Start Soborzyce 0-5 Czarni Starcza
Ostatniego meczu nie będziemy wspominać zbyt miło. Wysoka porażka z Czarnymi to zdecydowanie najgorszy mecz w naszym wykonaniu od dłuższego czasu. Nasi rywale doskonale zniwelowali atuty zawodników Startu w ofensywie a gra defensywana tego dnia pozostawiała wiele do życzenia.
Start Soborzyce 0-5 Czarni Starcza
0-1 4' Łukasz Nowak
0-2 22' Dominik Badora
0-3 28' Łukasz Krzyczmanik
0-4 53' Łukasz Krzyczmanik
0-5 62' Janusz Kamiński
Skład Startu Soborzyce: Urbański - Mysłek, Lara, Kłos, Wodzisławski J.(85' Struski) - Piekacz(28' Nowak), Zygoń, Łopuszyński (78' Wodzisławski W.), Sztymala D.(33' Grabowski M.), Wodzisławski H. - Sztymala K.

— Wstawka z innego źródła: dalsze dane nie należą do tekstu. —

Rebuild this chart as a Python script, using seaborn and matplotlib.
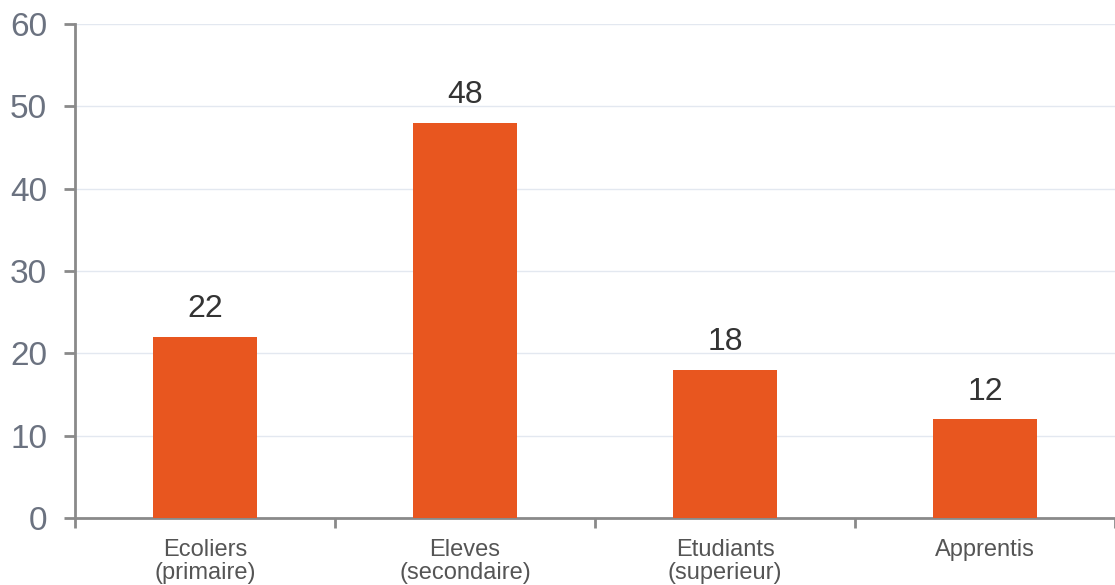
import matplotlib
matplotlib.use("Agg")
import matplotlib.pyplot as plt
import seaborn as sns
import pandas as pd
import numpy as np

categories = ["Ecoliers\n(primaire)", "Eleves\n(secondaire)", "Etudiants\n(superieur)", "Apprentis"]
values = [22, 48, 18, 12]
yticks = [0, 10, 20, 30, 40, 50, 60]

sns.set_theme(style="white")
plt.rcParams['font.family'] = ['Liberation Sans', 'DejaVu Sans']

df = pd.DataFrame({"cat": categories, "val": values})

fig = plt.figure(figsize=(11.15, 5.85), dpi=100)
ax = fig.add_axes([75/1115, 67/585, 1040/1115, 494/585])

sns.barplot(data=df, x="cat", y="val", color="#E8561F", width=0.4, ax=ax,
            saturation=1, zorder=3, edgecolor="none")

ax.set_ylim(0, 60)
ax.set_xlim(-0.5, len(categories) - 0.5)
ax.set_yticks(yticks)
ax.set_yticklabels([str(t) for t in yticks], fontsize=24, color="#6b7280")
ax.yaxis.grid(True, color="#e3e8f0", linewidth=1, zorder=0)
ax.xaxis.grid(False)
ax.set_xlabel("")
ax.set_ylabel("")

for s in ["top", "right"]:
    ax.spines[s].set_visible(False)
for s in ["left", "bottom"]:
    ax.spines[s].set_color("#8a8a8a")
    ax.spines[s].set_linewidth(2)

ax.tick_params(axis="y", which="major", left=True, length=8, width=2, color="#8a8a8a", direction="out", pad=12)
ax.set_xticks(range(len(categories)))
ax.set_xticklabels(categories, fontsize=17, color="#555555", linespacing=1.05)
ax.tick_params(axis="x", which="major", bottom=True, length=0, pad=15)
ax.set_xticks(np.arange(-0.5, len(categories), 1.0), minor=True)
ax.tick_params(axis="x", which="minor", bottom=True, length=7, width=2, color="#8a8a8a", direction="out")

for i, v in enumerate(values):
    ax.annotate(str(v), (i, v), xytext=(0, 9), textcoords="offset points",
                ha="center", va="bottom", fontsize=23, color="#333333")

fig.savefig("out.png", dpi=100)
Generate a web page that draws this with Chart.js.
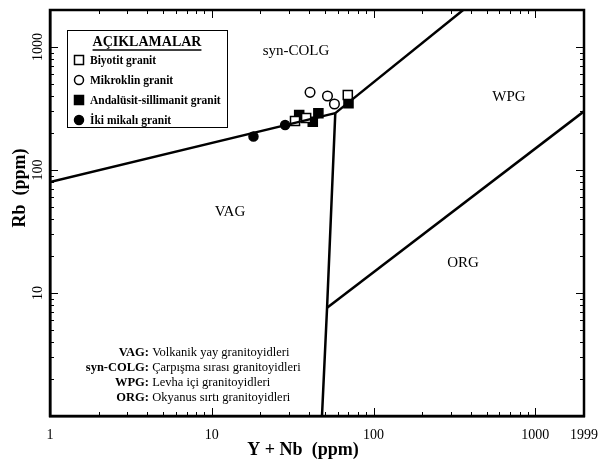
<!DOCTYPE html>
<html>
<head>
<meta charset="utf-8">
<script src="https://cdn.jsdelivr.net/npm/chart.js@4.4.1/dist/chart.umd.min.js"></script>
<style>
  html, body { margin: 0; padding: 0; background: #fff; }
  #wrap { width: 599px; height: 462px; position: relative; }
</style>
</head>
<body>
<div id="wrap"><canvas id="chart"></canvas></div>
<script>
// Axis ranges and tick labels
const xTickValues = [1, 10, 100, 1000, 1999];
const xTickLabels = ['1', '10', '100', '1000', '1999'];
const yTickValues = [10, 100, 1000];
const yTickLabels = ['10', '100', '1000'];

// Field boundaries (Y+Nb, Rb)
const vagSynX = [1, 58];
const vagSynY = [80, 290];
const synWpgX = [58, 358];
const synWpgY = [290, 2000];
const vagWpgX = [58, 51.6, 48];
const vagWpgY = [290, 7.6, 1];
const wpgOrgX = [51.6, 1999];
const wpgOrgY = [7.6, 300];

// Samples
const biyotitX = [32.7, 38.3, 69.3];
const biyotitY = [250, 265, 407];
const mikroklinX = [40.5, 51.9, 57.3];
const mikroklinY = [428, 400, 344];
const andalusitX = [34.7, 42.1, 45.6, 70];
const andalusitY = [280, 247, 289, 349];
const ikiMikaX = [18.1, 28.4];
const ikiMikaY = [187, 232];

const legendLabels = ['Biyotit granit', 'Mikroklin granit', 'Andalüsit-sillimanit granit', 'İki mikalı granit'];
const noteKeys = ['VAG:', 'syn-COLG:', 'WPG:', 'ORG:'];
const noteTexts = ['Volkanik yay granitoyidleri', 'Çarpışma sırası granitoyidleri', 'Levha içi granitoyidleri', 'Okyanus sırtı granitoyidleri'];

const SERIF = '"Liberation Serif", "DejaVu Serif", serif';

function pts(xs, ys) {
  return xs.map((x, i) => ({ x: x, y: ys[i] }));
}

function boundary(xs, ys) {
  return {
    type: 'line',
    data: pts(xs, ys),
    borderColor: '#000',
    borderWidth: 2.5,
    pointRadius: 0,
    fill: false,
    tension: 0
  };
}

function samples(label, xs, ys, style, filled, radius) {
  return {
    label: label,
    data: pts(xs, ys),
    showLine: false,
    pointStyle: style,
    pointRadius: radius,
    pointBackgroundColor: filled ? '#000' : '#fff',
    pointBorderColor: '#000',
    pointBorderWidth: 1.5
  };
}

function drawMarker(ctx, style, filled, x, y) {
  ctx.save();
  ctx.lineWidth = 1.5;
  ctx.strokeStyle = '#000';
  ctx.fillStyle = filled ? '#000' : '#fff';
  ctx.beginPath();
  if (style === 'rect') {
    ctx.rect(x - 4.5, y - 4.5, 9, 9);
  } else {
    ctx.arc(x, y, 4.5, 0, Math.PI * 2);
  }
  ctx.fill();
  ctx.stroke();
  ctx.restore();
}

const decorations = {
  id: 'decorations',
  afterDraw(chart) {
    const ctx = chart.ctx;
    const xs = chart.scales.x;
    const ys = chart.scales.y;
    const area = chart.chartArea;
    ctx.save();
    ctx.strokeStyle = '#000';
    ctx.fillStyle = '#000';

    // frame
    ctx.lineWidth = 2.5;
    ctx.strokeRect(area.left, area.top, area.right - area.left, area.bottom - area.top);

    // inward tick marks on all four sides
    ctx.lineWidth = 1;
    for (let d = 1; d <= 1000; d *= 10) {
      for (let m = 1; m <= 9; m++) {
        const v = d * m;
        const major = m === 1;
        const len = major ? 8 : 4;
        if (v >= 1 && v <= 1999) {
          const px = Math.round(xs.getPixelForValue(v)) + 0.5;
          ctx.beginPath();
          ctx.moveTo(px, area.bottom); ctx.lineTo(px, area.bottom - len);
          ctx.moveTo(px, area.top); ctx.lineTo(px, area.top + len);
          ctx.stroke();
        }
        if (v >= 1 && v <= 2000) {
          const py = Math.round(ys.getPixelForValue(v)) + 0.5;
          ctx.beginPath();
          ctx.moveTo(area.left, py); ctx.lineTo(area.left + len, py);
          ctx.moveTo(area.right, py); ctx.lineTo(area.right - len, py);
          ctx.stroke();
        }
      }
    }

    // tick labels
    ctx.font = '14px ' + SERIF;
    ctx.textAlign = 'center';
    ctx.textBaseline = 'middle';
    xTickValues.forEach((v, i) => {
      ctx.fillText(xTickLabels[i], xs.getPixelForValue(v), area.bottom + 19);
    });
    yTickValues.forEach((v, i) => {
      ctx.save();
      ctx.translate(area.left - 12, ys.getPixelForValue(v));
      ctx.rotate(-Math.PI / 2);
      ctx.fillText(yTickLabels[i], 0, 0);
      ctx.restore();
    });

    // axis titles
    ctx.font = 'bold 18px ' + SERIF;
    ctx.fillText('Y + Nb  (ppm)', 303, 450);
    ctx.save();
    ctx.translate(20, 188);
    ctx.rotate(-Math.PI / 2);
    ctx.fillText('Rb  (ppm)', 0, 0);
    ctx.restore();

    // field names
    ctx.font = '15px ' + SERIF;
    ctx.fillText('syn-COLG', 296, 51);
    ctx.fillText('WPG', 509, 97);
    ctx.fillText('VAG', 230, 212);
    ctx.fillText('ORG', 463, 263);

    // legend box
    ctx.lineWidth = 1;
    ctx.strokeRect(67.5, 30.5, 160, 97);
    ctx.font = 'bold 14px ' + SERIF;
    ctx.fillText('AÇIKLAMALAR', 147, 42);
    const tw = ctx.measureText('AÇIKLAMALAR').width;
    ctx.lineWidth = 1.5;
    ctx.beginPath();
    ctx.moveTo(147 - tw / 2, 50); ctx.lineTo(147 + tw / 2, 50);
    ctx.stroke();
    const styles = [['rect', false], ['circle', false], ['rect', true], ['circle', true]];
    ctx.font = 'bold 11.5px ' + SERIF;
    ctx.textAlign = 'left';
    legendLabels.forEach((t, i) => {
      const y = 60 + i * 20;
      drawMarker(ctx, styles[i][0], styles[i][1], 79, y);
      ctx.fillStyle = '#000';
      ctx.fillText(t, 90, y + 1);
    });

    // abbreviations note
    noteKeys.forEach((k, i) => {
      const y = 353 + i * 15;
      ctx.font = 'bold 12.5px ' + SERIF;
      ctx.textAlign = 'right';
      ctx.fillText(k, 149, y);
      ctx.font = '12.5px ' + SERIF;
      ctx.textAlign = 'left';
      ctx.fillText(' ' + noteTexts[i], 149, y);
    });
    ctx.restore();
  }
};

new Chart(document.getElementById('chart'), {
  type: 'scatter',
  data: {
    datasets: [
      boundary(vagSynX, vagSynY),
      boundary(synWpgX, synWpgY),
      boundary(vagWpgX, vagWpgY),
      boundary(wpgOrgX, wpgOrgY),
      samples(legendLabels[0], biyotitX, biyotitY, 'rect', false, 6.4),
      samples(legendLabels[1], mikroklinX, mikroklinY, 'circle', false, 4.8),
      samples(legendLabels[2], andalusitX, andalusitY, 'rect', true, 6.4),
      samples(legendLabels[3], ikiMikaX, ikiMikaY, 'circle', true, 4.5)
    ]
  },
  options: {
    responsive: true,
    maintainAspectRatio: false,
    animation: false,
    clip: true,
    layout: {
      padding: { left: 50, top: 10, right: 15, bottom: 46 }
    },
    plugins: {
      legend: { display: false },
      tooltip: { enabled: false }
    },
    scales: {
      x: {
        type: 'logarithmic',
        min: 1,
        max: 1999,
        grid: { display: false, drawTicks: false },
        border: { display: true, color: '#000', width: 2.5 },
        ticks: { display: false }
      },
      y: {
        type: 'logarithmic',
        min: 1,
        max: 2000,
        grid: { display: false, drawTicks: false },
        border: { display: true, color: '#000', width: 2.5 },
        ticks: { display: false }
      }
    }
  },
  plugins: [decorations]
});
</script>
</body>
</html>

Liczni przybyli na mecz kibice Czarnych Starcza z pierwszej bramki mogli się cieszyć już w 4 min. spotkania. Błąd naszego stopera wykorzystał Łukasz Nowak, który wyprzedził Mateusz Kłosa i strzałem po długim rogu tuż obok słupka otworzył wynik meczu. W 22 min. Dominik Badora podwyższył wynik na 0-2. Najbardziej pechową minutą w meczu okazała się jednak 28. Nie dość że straciliśmy wtedy bramkę po strzale Łukasza Krzyczmanika to w dodatku poważnej kontuzji kostki doznał nasz kapitan - Tomek Piekacz. Przy akcji ofensywnej został on brutalnie faulowany przed polem karnym przez jednego z zawodników Starczy. Niestety dosłownie 5 minut później boisko musiał opuścić Damian Sztymala z podobną kontuzją. W ich miejsce na boisku odpowiednio pojawili się Mariusz Nowak i Michał Grabowski. W pierwszej połowie tylko dwukrotnie poważniej zagroziliśmy bramce rywali. Za pierwszym razem nieznacznie pomylił się Jakub Wodzisławski, kiedy jego strzał minął dalszy słupek a za drugim razem Kamil Sztymala z ostrego kąta nie dał rady pokonać bramkarza rywali.
Druga połowa spotkania przebiegała bardzo podobnie do pierwszej. Dużo niedokładności z naszej strony, głupie straty i bardzo mądra gra naszych rywali. Czarni dołożyli w tej części spotkania kolejne dwie bramki autorstwa Łukasza Krzyczmanika oraz Janusza Kamińskiego zamykając tym samym wynik meczu. Blisko bramki honorowej był Kamil Sztymala ale jednak trochę szczęścia zabrakło, żeby trafił do bramki rywali.
Miejmy nadzieję, że zawodnicy Startu szybko dojdą do siebie po tej porażce. Trzeba wyciągnąć wnioski, zapomnieć i skupić się na kolejnym pojedynku, tym razem z KS Złoty Potok. Co do kontuzji Tomka i Damiana to obaj mają zdiagnozowane silne skręcenie stawu skokowego. W najlepszym wypadku do gry powrócą za parę tygodni, w najgorszym za około dwa miesiące. Trzymamy kciuki za szybki powrót do zdrowia.